> _What this task involves_:
Reproduce exactly, and nothing else, the lines from the one that contains "Convert this diagram to TikZ code." through the one that contains "(0,0) rectangle (659,488);". Leave the pictures out.

> _Records to process_:
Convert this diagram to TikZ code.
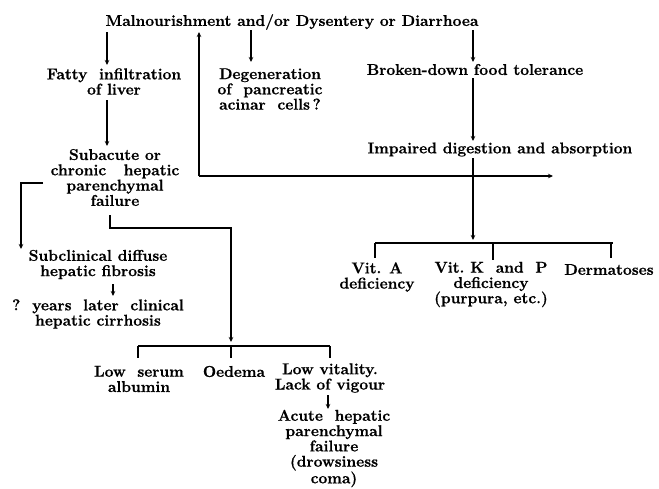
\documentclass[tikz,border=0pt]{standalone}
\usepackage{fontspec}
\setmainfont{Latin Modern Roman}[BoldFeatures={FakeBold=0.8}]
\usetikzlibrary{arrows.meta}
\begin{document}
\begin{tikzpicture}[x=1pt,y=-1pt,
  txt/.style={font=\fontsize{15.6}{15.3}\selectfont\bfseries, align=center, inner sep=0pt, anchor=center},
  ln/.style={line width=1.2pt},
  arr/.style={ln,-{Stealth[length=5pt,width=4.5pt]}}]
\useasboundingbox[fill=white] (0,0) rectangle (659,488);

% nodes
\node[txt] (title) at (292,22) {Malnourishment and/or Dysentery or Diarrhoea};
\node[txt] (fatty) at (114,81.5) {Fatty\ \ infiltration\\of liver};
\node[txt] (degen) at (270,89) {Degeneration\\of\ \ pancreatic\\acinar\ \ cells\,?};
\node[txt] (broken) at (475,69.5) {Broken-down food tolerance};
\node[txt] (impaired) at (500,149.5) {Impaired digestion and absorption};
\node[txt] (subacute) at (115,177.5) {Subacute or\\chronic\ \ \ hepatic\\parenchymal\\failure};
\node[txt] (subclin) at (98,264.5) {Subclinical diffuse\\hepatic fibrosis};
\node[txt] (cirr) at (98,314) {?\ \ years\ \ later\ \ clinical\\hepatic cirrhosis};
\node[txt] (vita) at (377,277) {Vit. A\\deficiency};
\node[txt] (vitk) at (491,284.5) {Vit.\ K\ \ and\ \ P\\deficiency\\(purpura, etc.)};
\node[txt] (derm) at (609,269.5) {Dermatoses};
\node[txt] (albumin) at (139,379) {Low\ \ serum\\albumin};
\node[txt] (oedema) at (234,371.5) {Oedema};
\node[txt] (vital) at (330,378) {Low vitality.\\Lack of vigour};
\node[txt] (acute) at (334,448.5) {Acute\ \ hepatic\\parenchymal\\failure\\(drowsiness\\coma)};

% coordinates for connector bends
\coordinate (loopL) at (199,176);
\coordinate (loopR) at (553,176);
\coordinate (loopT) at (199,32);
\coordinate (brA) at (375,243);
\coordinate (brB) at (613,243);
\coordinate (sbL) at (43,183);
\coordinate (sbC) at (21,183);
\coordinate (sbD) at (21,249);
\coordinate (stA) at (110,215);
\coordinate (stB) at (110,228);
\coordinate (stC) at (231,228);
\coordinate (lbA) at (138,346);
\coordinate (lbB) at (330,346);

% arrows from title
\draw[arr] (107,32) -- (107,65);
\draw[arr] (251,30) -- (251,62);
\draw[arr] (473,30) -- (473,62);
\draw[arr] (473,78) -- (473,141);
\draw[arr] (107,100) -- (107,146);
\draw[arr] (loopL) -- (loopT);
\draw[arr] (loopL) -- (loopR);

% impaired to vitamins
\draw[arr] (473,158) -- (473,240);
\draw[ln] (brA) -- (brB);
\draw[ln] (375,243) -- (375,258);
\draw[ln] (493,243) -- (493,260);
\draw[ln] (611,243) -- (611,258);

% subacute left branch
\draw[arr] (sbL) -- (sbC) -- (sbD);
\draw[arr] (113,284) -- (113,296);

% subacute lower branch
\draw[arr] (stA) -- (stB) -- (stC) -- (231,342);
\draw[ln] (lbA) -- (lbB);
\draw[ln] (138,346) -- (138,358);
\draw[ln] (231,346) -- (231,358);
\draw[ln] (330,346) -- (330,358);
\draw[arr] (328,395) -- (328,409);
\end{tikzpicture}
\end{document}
==
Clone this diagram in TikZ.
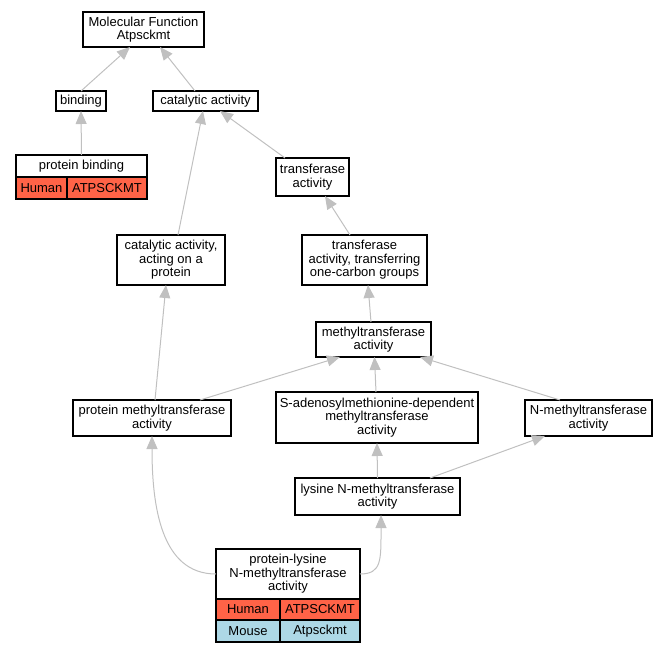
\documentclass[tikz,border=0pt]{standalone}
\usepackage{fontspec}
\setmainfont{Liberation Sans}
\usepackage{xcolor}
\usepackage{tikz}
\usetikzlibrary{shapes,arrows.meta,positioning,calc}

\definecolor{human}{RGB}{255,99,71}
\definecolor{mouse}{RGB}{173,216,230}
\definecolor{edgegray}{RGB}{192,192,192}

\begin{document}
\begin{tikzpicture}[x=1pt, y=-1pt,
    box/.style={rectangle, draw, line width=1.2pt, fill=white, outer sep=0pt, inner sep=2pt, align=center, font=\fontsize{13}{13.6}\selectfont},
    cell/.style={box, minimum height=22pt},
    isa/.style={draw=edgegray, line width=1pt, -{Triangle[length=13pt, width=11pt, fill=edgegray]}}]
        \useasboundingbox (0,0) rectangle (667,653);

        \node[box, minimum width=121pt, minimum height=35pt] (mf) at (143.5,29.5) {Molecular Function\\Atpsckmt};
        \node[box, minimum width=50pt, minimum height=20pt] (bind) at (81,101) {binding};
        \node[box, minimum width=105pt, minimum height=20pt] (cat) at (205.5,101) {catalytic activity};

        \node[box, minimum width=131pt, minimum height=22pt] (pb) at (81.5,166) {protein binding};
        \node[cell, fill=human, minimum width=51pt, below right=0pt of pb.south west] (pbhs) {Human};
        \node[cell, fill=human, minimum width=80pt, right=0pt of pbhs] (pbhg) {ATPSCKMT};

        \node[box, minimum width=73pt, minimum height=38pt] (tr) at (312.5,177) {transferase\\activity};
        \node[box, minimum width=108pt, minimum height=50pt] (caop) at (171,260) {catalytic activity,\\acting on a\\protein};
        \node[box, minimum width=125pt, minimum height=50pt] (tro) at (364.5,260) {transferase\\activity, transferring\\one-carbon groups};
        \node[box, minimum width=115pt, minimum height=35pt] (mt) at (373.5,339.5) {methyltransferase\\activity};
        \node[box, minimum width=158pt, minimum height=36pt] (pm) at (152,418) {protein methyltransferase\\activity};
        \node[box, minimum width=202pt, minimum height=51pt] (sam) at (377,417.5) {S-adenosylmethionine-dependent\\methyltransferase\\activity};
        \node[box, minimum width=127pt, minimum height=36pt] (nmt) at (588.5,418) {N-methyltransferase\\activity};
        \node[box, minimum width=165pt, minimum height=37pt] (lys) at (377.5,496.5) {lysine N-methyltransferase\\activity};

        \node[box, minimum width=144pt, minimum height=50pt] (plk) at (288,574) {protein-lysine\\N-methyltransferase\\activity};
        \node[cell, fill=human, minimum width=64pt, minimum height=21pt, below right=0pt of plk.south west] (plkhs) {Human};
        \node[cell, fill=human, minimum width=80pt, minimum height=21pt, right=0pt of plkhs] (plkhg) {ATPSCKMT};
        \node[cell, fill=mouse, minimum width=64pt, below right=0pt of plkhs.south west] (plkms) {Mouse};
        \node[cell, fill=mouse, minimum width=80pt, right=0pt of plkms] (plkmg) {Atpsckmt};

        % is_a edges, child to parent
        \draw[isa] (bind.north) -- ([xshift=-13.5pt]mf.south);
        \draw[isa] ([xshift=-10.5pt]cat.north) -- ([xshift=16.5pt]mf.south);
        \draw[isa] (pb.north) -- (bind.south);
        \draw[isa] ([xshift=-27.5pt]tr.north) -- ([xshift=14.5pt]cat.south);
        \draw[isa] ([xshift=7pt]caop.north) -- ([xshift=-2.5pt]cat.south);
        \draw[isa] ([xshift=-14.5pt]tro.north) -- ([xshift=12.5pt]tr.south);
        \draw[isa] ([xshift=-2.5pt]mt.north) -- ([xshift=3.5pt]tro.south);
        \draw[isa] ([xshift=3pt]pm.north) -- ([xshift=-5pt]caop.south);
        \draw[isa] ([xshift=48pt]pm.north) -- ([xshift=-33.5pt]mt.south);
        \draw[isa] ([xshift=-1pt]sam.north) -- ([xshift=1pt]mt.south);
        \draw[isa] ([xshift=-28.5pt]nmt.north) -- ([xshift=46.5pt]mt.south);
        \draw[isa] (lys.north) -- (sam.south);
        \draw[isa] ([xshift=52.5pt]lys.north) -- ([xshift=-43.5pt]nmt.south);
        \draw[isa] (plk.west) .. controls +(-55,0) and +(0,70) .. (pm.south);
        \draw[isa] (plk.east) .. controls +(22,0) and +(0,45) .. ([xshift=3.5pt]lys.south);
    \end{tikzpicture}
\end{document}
* * *
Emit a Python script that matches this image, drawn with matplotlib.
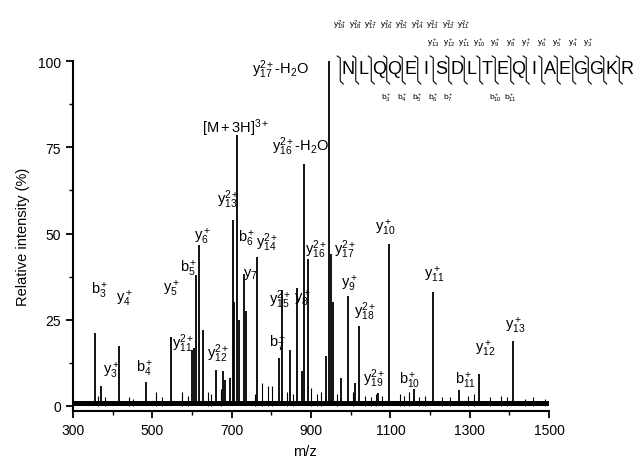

> _Reply to the exercise_:
Convert this diagram to TikZ code.
\documentclass[tikz,border=0pt]{standalone}
\usepackage{fontspec}
\setmainfont{Latin Modern Roman}[BoldFeatures={FakeBold=0.8}]
\usetikzlibrary{arrows.meta}
\begin{document}
\begin{tikzpicture}[x=1pt,y=-1pt,
  txt/.style={font=\fontsize{15.6}{15.3}\selectfont\bfseries, align=center, inner sep=0pt, anchor=center},
  ln/.style={line width=1.2pt},
  arr/.style={ln,-{Stealth[length=5pt,width=4.5pt]}}]
\useasboundingbox[fill=white] (0,0) rectangle (659,488);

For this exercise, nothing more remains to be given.